Challenges & Loss

As human beings and a social species, it has been said we have five social domains.

With the looming lock down for the second time this year two of these have very much been challenged for many of us at this time.

The ability to have certainty and autonomy.

The way we are living in 2020 has on several levels been stopping our ability to have certainty about the future as well as our ability to have freedom around our will and our actions. As individuals we have all sought to manage these changes in our own way the best we can with what we have available to us.

I’d like to offer a perspective which may be helpful in frame what we may feel in ourselves and what we may notice in other people’s behaviours around us.

I believe that many of us are in the process of grieving.

Grieving for the loss of the familiar as well as our certainty and autonomy. If we use the framework of the stages of grief that Elisabeth Kübler-Ross first proposed in her 1969 book, On Death and Dying, there may be familiar emotions or patterns that are resonating with you.

The 5 stages of grief and loss are:

-Denial
-Anger
-Bargaining
-Depression
-Acceptance

Do any of these emotions resonate with how you are feeling?

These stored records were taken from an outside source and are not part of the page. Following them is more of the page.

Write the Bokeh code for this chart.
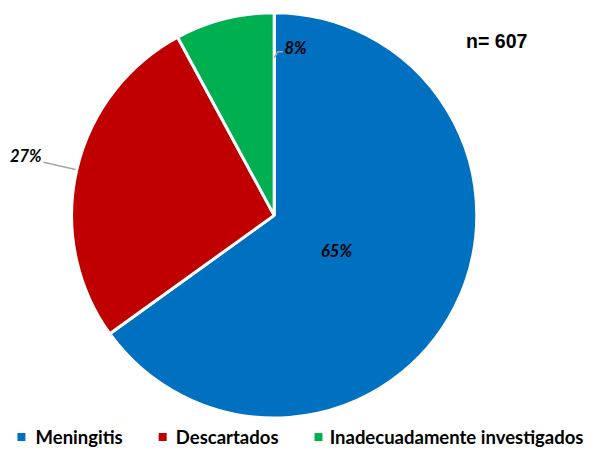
import numpy as np
from bokeh.plotting import figure
from bokeh.models import ColumnDataSource
from bokeh.core.properties import value
from bokeh.embed import file_html
from bokeh.resources import INLINE

# data (n = 607)
categories = ['Meningitis', 'Descartados', 'Inadecuadamente investigados']
counts = [395, 164, 48]
colors = ['#0070C0', '#C00000', '#00B050']
total_label = 'n= 607'

# the figure is 599x452 px; the ranges keep the 615x468 reference grid
W, H = 599, 452
RW, RH = 615, 468


def ry(y):
    # reference pixel row -> data y
    return RH - y


cx, cy, R = 281, ry(222.5), 208

share = np.array(counts) / sum(counts)
cum = np.concatenate([[0], np.cumsum(share)])
# clockwise from twelve o'clock
start = np.pi / 2 - cum[1:] * 2 * np.pi
end = np.pi / 2 - cum[:-1] * 2 * np.pi
pct = ['{:.0f}%'.format(s * 100) for s in share]

src = ColumnDataSource(dict(start=start, end=end, color=colors, cat=categories))

p = figure(width=W, height=H, x_range=(0, RW), y_range=(0, RH),
           output_backend="svg", toolbar_location=None, min_border=0)
p.axis.visible = False
p.grid.visible = False
p.outline_line_color = None
p.background_fill_color = 'white'

p.wedge(x=cx, y=cy, radius=R, start_angle='start', end_angle='end',
        fill_color='color', line_color='white', line_width=3, source=src)

# data labels
lab_x = [345, 26, 303]
lab_y = [ry(259), ry(161.5), ry(49)]
p.text(x=lab_x, y=lab_y, text=pct, text_align='center', text_baseline='middle',
       text_font=value('Lato'), text_font_style='bold italic',
       text_font_size='16.5px', text_color='black')

# leader lines
p.line([44, 77], [ry(167.5), ry(175)], line_color='#A6A6A6', line_width=1.5)
p.line([281, 285, 290], [ry(59), ry(53), ry(53)],
       line_color='#A6A6A6', line_width=1.5)

p.text(x=[478], y=[ry(42)], text=[total_label], text_align='left',
       text_baseline='middle', text_font=value('Liberation Sans'),
       text_font_style='bold', text_font_size='19.5px', text_color='black')

# legend
leg_sq_x = [21.5, 166.5, 326.5]
leg_tx_x = [36, 180, 338]
leg_y = ry(452)
p.scatter(x=leg_sq_x, y=[leg_y] * 3, marker='square', size=8,
          fill_color=colors, line_color=None)
p.text(x=leg_tx_x, y=[leg_y] * 3, text=categories, text_align='left',
       text_baseline='middle', text_font=value('Lato'), text_font_style='bold',
       text_font_size='18.5px', text_color='black')

open("out.html", "w").write(file_html(p, INLINE))
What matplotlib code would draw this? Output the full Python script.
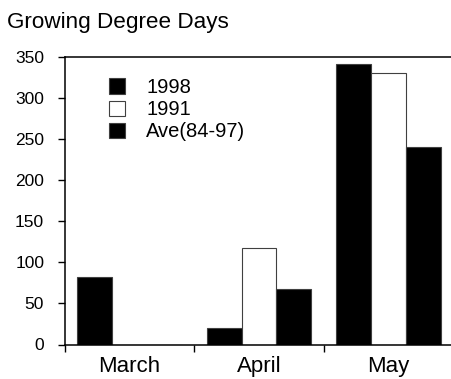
import matplotlib
matplotlib.use("Agg")
import matplotlib.pyplot as plt
import numpy as np
from matplotlib.patches import Patch

months = ["March", "April", "May"]
series_names = ["1998", "1991", "Ave(84-97)"]
v1998 = [82, 20, 342]
v1991 = [0, 117, 330]
vave = [0, 67, 240]
y_ticks = [0, 50, 100, 150, 200, 250, 300, 350]

plt.rcParams['font.family'] = ['Liberation Sans', 'DejaVu Sans']

W, H = 451, 379
fig = plt.figure(figsize=(W / 100, H / 100), dpi=100)
left, right, top, bottom = 65, 453, 57, 344.5
ax = fig.add_axes([left / W, 1 - bottom / H, (right - left) / W, (bottom - top) / H])

x = np.arange(len(months))
bw = 0.27
faces = ["black", "white", "black"]
for i, (vals, fc) in enumerate(zip([v1998, v1991, vave], faces)):
    ax.bar(x + (i - 1) * bw, vals, width=bw, color=fc, edgecolor="#404040",
           linewidth=0.8, zorder=2)

ax.set_xlim(-0.5, 2.5)
ax.set_ylim(0, 350)
ax.set_yticks(y_ticks)
ax.set_xticks([-0.5, 0.5, 1.5, 2.5])
ax.set_xticklabels([])
ax.set_xticks(x, minor=True)
ax.set_xticklabels(months, minor=True, fontsize=16)
ax.tick_params(axis='x', which='minor', length=0, pad=8.5)
ax.tick_params(axis='x', which='major', direction='out', length=5, width=1)
ax.tick_params(axis='y', direction='out', length=5, width=1, labelsize=12.5, pad=10)

for s in ['left', 'bottom', 'top']:
    ax.spines[s].set_linewidth(1.1)
ax.spines['right'].set_visible(False)

handles = [Patch(facecolor=fc, edgecolor="#404040", linewidth=0.8) for fc in faces]
leg = fig.legend(handles, series_names, loc='upper left',
                 bbox_to_anchor=(109 / W, 1 - 78 / H), frameon=False,
                 fontsize=14.5, handlelength=0.8, handleheight=0.8,
                 handletextpad=1.05, labelspacing=0.16, borderpad=0,
                 borderaxespad=0)

fig.text(7 / W, 1 - 28.3 / H, "Growing Degree Days", fontsize=16.2,
         ha='left', va='baseline')

fig.savefig("out.png", dpi=100)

Or perhaps you may notice one or more in someone else?

It’s worth noting that when processing a loss, not everyone goes through the stages in the same order or perhaps may not experience them all. We also cope in differing ways; some of us express ourselves to those around us and externalise our experience. Others will withdraw and become internally focused.

If they do resonate with you, I invite you to give yourself the compassion you would for someone who is processing loss. To stay connected to others, to not place too high expectations on yourself, to take time to recharge and replenish and to look for the positives in each day.